Exercise: Only the lines from the start of the data below through the line that contains "(title) at (254,-135)" are to be copied, exactly and without pictures.

Data:
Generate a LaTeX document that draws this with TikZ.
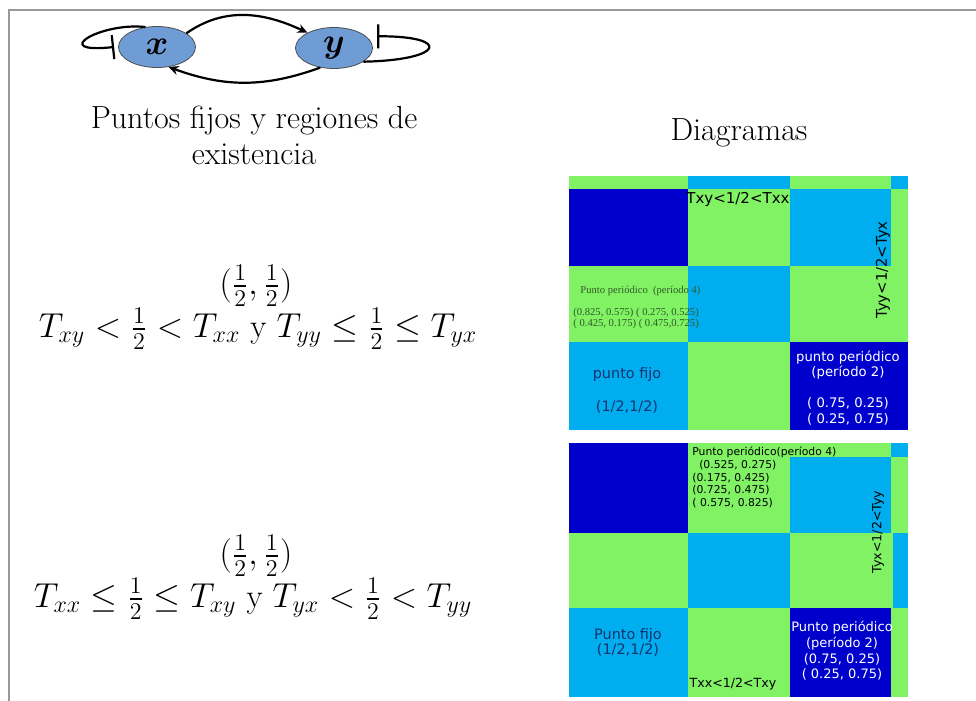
\documentclass[tikz,border=0pt]{standalone}
\usepackage{amsmath}
\usepackage{fontspec}
\usepackage{bm}
\usetikzlibrary{arrows.meta, shapes.geometric}

\newfontfamily\gridsans{DejaVu Sans}
\newfontfamily\gridserif{Liberation Serif}

\definecolor{cellgreen}{RGB}{128,242,100}
\definecolor{cellcyan}{RGB}{0,174,240}
\definecolor{cellnavy}{RGB}{0,0,205}
\definecolor{genefill}{RGB}{112,156,214}
\definecolor{fixtext}{RGB}{20,50,110}
\definecolor{olivetext}{RGB}{50,90,40}

\begin{document}
\begin{tikzpicture}[
  x=0.5pt, y=0.5pt,
  gene/.style={
    ellipse, draw=black!70, fill=genefill,
    minimum width=38.5pt, minimum height=20.5pt,
    inner sep=0pt, font=\LARGE
  },
  act/.style={-{Stealth[length=5pt, width=4.5pt]}, line width=1.1pt},
  inh/.style={-{Bar[width=12pt, line width=1.1pt]}, line width=1.1pt},
  caption/.style={font=\fontsize{16}{18}\selectfont, align=center, inner sep=0pt},
  cond/.style={font=\fontsize{16.6}{20}\selectfont, inner sep=0pt},
  frameline/.style={draw=gray!80, line width=0.8pt},
  gridlbl/.style={font=\gridsans\fontsize{6.6}{7.8}\selectfont, inner sep=0pt, align=center},
  whitelbl/.style={gridlbl, text=white},
  fixlbl/.style={gridlbl, text=fixtext, font=\gridsans\fontsize{7.2}{7.5}\selectfont},
  seriflbl/.style={font=\gridserif\fontsize{5.3}{5.5}\selectfont, text=olivetext, inner sep=0pt, align=left},
]

\useasboundingbox (0,0) rectangle (976,-701);

%% ════════════════════════════════════════════════
%% FRAME
%% ════════════════════════════════════════════════
\draw[frameline] (976,-10) -- (9,-10) -- (9,-701);

%% ════════════════════════════════════════════════
%% NETWORK x <-> y
%% ════════════════════════════════════════════════
\node[gene] (x) at (157,-47) {$\bm{x}$};
\node[gene] (y) at (334,-48) {$\bm{y}$};

\draw[act] (x.25)   to[out=35, in=155]   (y.150);
\draw[act] (y.-125) to[out=-160, in=-20] (x.-60);

%% self loops (inhibition)
\draw[inh] (x.120) .. controls (100,-22) and (48,-54) .. ([xshift=-2pt]x.west);
\draw[inh] (y.-25) .. controls (445,-60) and (452,-36) .. ([xshift=5.5pt]y.20);

%% ════════════════════════════════════════════════
%% LEFT COLUMN — texts and conditions
%% ════════════════════════════════════════════════
\node[caption] (title) at (254,-135) {Puntos fijos y regiones de\\existencia};

\node[cond] (pt1)   at (256,-286) {$(\tfrac{1}{2},\tfrac{1}{2})$};
\node[cond] (cond1) at (258,-329) {$T_{xy}<\tfrac{1}{2}<T_{xx}$ y $T_{yy}\le\tfrac{1}{2}\le T_{yx}$};

\node[cond] (pt2)   at (256,-556) {$(\tfrac{1}{2},\tfrac{1}{2})$};
\node[cond] (cond2) at (253,-599) {$T_{xx}\le\tfrac{1}{2}\le T_{xy}$ y $T_{yx}<\tfrac{1}{2}<T_{yy}$};

\node[caption] (diag) at (739,-133) {Diagramas};

%% ════════════════════════════════════════════════
%% DIAGRAM 1
%% ════════════════════════════════════════════════
\fill[cellgreen] (569,-176) rectangle (908,-430);
\fill[cellcyan]  (688,-176) rectangle (790,-189);
\fill[cellcyan]  (891,-176) rectangle (908,-189);
\fill[cellnavy]  (569,-189) rectangle (688,-266);
\node[gridlbl, anchor=west, font=\gridsans\fontsize{7.5}{8}\selectfont] (ta) at (686,-199) {Txy<1/2<Txx};
\fill[cellcyan]  (790,-189) rectangle (891,-266);
\fill[cellcyan]  (688,-266) rectangle (790,-342);
\fill[cellcyan]  (569,-342) rectangle (688,-430);
\fill[cellnavy]  (790,-342) rectangle (908,-430);

\node[gridlbl, rotate=90, font=\gridsans\fontsize{7.4}{8}\selectfont] (tb) at (883,-270) {Tyy<1/2<Tyx};

\node[seriflbl, anchor=west] (per4a) at (580,-291) {Punto periódico\ \ (período 4)};
\node[seriflbl, anchor=west] (per4b) at (573,-318.5) {(0.825, 0.575) ( 0.275, 0.525)\\( 0.425, 0.175) ( 0.475,0.725)};

\node[fixlbl] (fixa)  at (627,-375) {punto fijo};
\node[fixlbl] (fixb)  at (627,-407) {(1/2,1/2)};

\node[whitelbl] (per2a) at (848,-365)   {punto periódico\\(período 2)};
\node[whitelbl] (per2b) at (848,-411.5) {( 0.75, 0.25)\\( 0.25, 0.75)};

%% ════════════════════════════════════════════════
%% DIAGRAM 2
%% ════════════════════════════════════════════════
\fill[cellgreen] (569,-443) rectangle (908,-697);
\fill[cellnavy]  (569,-443) rectangle (688,-533);
\fill[cellcyan]  (790,-457) rectangle (891,-533);
\fill[cellcyan]  (891,-443) rectangle (908,-457);
\fill[cellcyan]  (688,-533) rectangle (790,-608);
\fill[cellcyan]  (893,-533) rectangle (908,-608);
\fill[cellcyan]  (569,-608) rectangle (688,-697);
\fill[cellnavy]  (790,-608) rectangle (891,-697);

\node[gridlbl, anchor=west, align=left, font=\gridsans\fontsize{5.4}{6.4}\selectfont] (per4c) at (692,-477.5)
  {Punto periódico(período 4)\\\ \ (0.525, 0.275)\\(0.175, 0.425)\\(0.725, 0.475)\\( 0.575, 0.825)};

\node[gridlbl, rotate=90, font=\gridsans\fontsize{6.3}{7}\selectfont] (tc) at (878,-532) {Tyx<1/2<Tyy};
\node[gridlbl, font=\gridsans\fontsize{6.3}{7}\selectfont] (td) at (733,-684) {Txx<1/2<Txy};

\node[fixlbl] (fixc) at (628,-642) {Punto fijo\\(1/2,1/2)};

\node[whitelbl, font=\gridsans\fontsize{6.5}{7.8}\selectfont] (per2c) at (842,-651)
  {Punto periódico\\(período 2)\\(0.75, 0.25)\\( 0.25, 0.75)};

\end{tikzpicture}
\end{document}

Response below:
Generate a LaTeX document that draws this with TikZ.
\documentclass[tikz,border=0pt]{standalone}
\usepackage{amsmath}
\usepackage{fontspec}
\usepackage{bm}
\usetikzlibrary{arrows.meta, shapes.geometric}

\newfontfamily\gridsans{DejaVu Sans}
\newfontfamily\gridserif{Liberation Serif}

\definecolor{cellgreen}{RGB}{128,242,100}
\definecolor{cellcyan}{RGB}{0,174,240}
\definecolor{cellnavy}{RGB}{0,0,205}
\definecolor{genefill}{RGB}{112,156,214}
\definecolor{fixtext}{RGB}{20,50,110}
\definecolor{olivetext}{RGB}{50,90,40}

\begin{document}
\begin{tikzpicture}[
  x=0.5pt, y=0.5pt,
  gene/.style={
    ellipse, draw=black!70, fill=genefill,
    minimum width=38.5pt, minimum height=20.5pt,
    inner sep=0pt, font=\LARGE
  },
  act/.style={-{Stealth[length=5pt, width=4.5pt]}, line width=1.1pt},
  inh/.style={-{Bar[width=12pt, line width=1.1pt]}, line width=1.1pt},
  caption/.style={font=\fontsize{16}{18}\selectfont, align=center, inner sep=0pt},
  cond/.style={font=\fontsize{16.6}{20}\selectfont, inner sep=0pt},
  frameline/.style={draw=gray!80, line width=0.8pt},
  gridlbl/.style={font=\gridsans\fontsize{6.6}{7.8}\selectfont, inner sep=0pt, align=center},
  whitelbl/.style={gridlbl, text=white},
  fixlbl/.style={gridlbl, text=fixtext, font=\gridsans\fontsize{7.2}{7.5}\selectfont},
  seriflbl/.style={font=\gridserif\fontsize{5.3}{5.5}\selectfont, text=olivetext, inner sep=0pt, align=left},
]

\useasboundingbox (0,0) rectangle (976,-701);

%% ════════════════════════════════════════════════
%% FRAME
%% ════════════════════════════════════════════════
\draw[frameline] (976,-10) -- (9,-10) -- (9,-701);

%% ════════════════════════════════════════════════
%% NETWORK x <-> y
%% ════════════════════════════════════════════════
\node[gene] (x) at (157,-47) {$\bm{x}$};
\node[gene] (y) at (334,-48) {$\bm{y}$};

\draw[act] (x.25)   to[out=35, in=155]   (y.150);
\draw[act] (y.-125) to[out=-160, in=-20] (x.-60);

%% self loops (inhibition)
\draw[inh] (x.120) .. controls (100,-22) and (48,-54) .. ([xshift=-2pt]x.west);
\draw[inh] (y.-25) .. controls (445,-60) and (452,-36) .. ([xshift=5.5pt]y.20);

%% ════════════════════════════════════════════════
%% LEFT COLUMN — texts and conditions
%% ════════════════════════════════════════════════
\node[caption] (title) at (254,-135) {Puntos fijos y regiones de\\existencia};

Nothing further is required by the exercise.